Tasers temporarily paralyse a suspect by delivering a high-voltage shock from the firing of two dart-like electrodes, disrupting voluntary use of muscles. Their ability to deal with potentially violent or dangerous people from a distance has made them popular with police forces, other law enforcement agencies and even militaries around the world.
Hong Kong police may arm officers with electroshock devices, net guns
The weapon is not considered of much use for crowd control, being able to target only one person at a time. But users perceive it as having great deterrence value, a red laser dot appearing on a suspect's body before a shock is fired being enough in most cases to ensure compliance with an officer's orders.
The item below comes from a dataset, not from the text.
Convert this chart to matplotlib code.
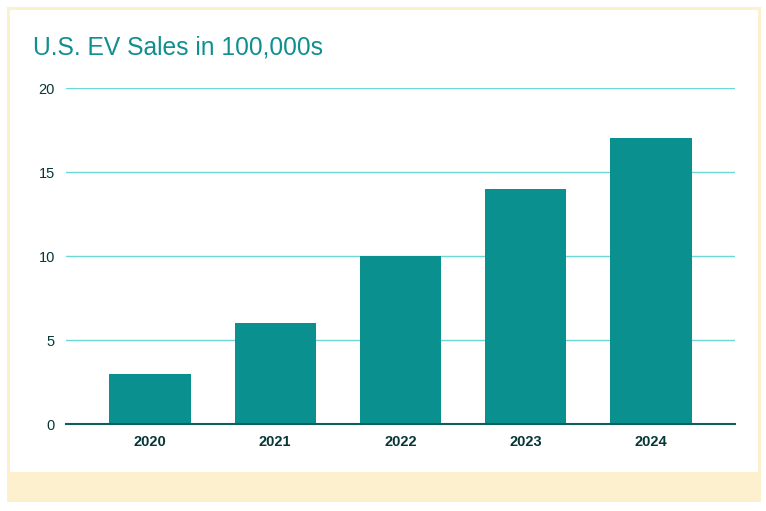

Effectiveness has to be gauged against the risks, though; after several decades of use, there are more than a thousand documented cases in the United States alone of people dying after being shocked. What role the tasers played is not certain as government agencies do not track how often they are used and the frequency of fatalities and medical examiners have different standards to assess the weapons' role in a death. But it is known that those most vulnerable are young and elderly people, women and those with physical and mental disabilities. Although there is pressure in Britain for all officers to be issued with tasers, in the US some policies are being reviewed and communities are calling for restrictions.
Tasers require specialised training and strictly enforced rules on use. Their suitability and risks have to be carefully considered. But more weapons are not the way to resolve Hong Kong's civil strife; bringing a lasting end to the protests and violence lies in a political solution.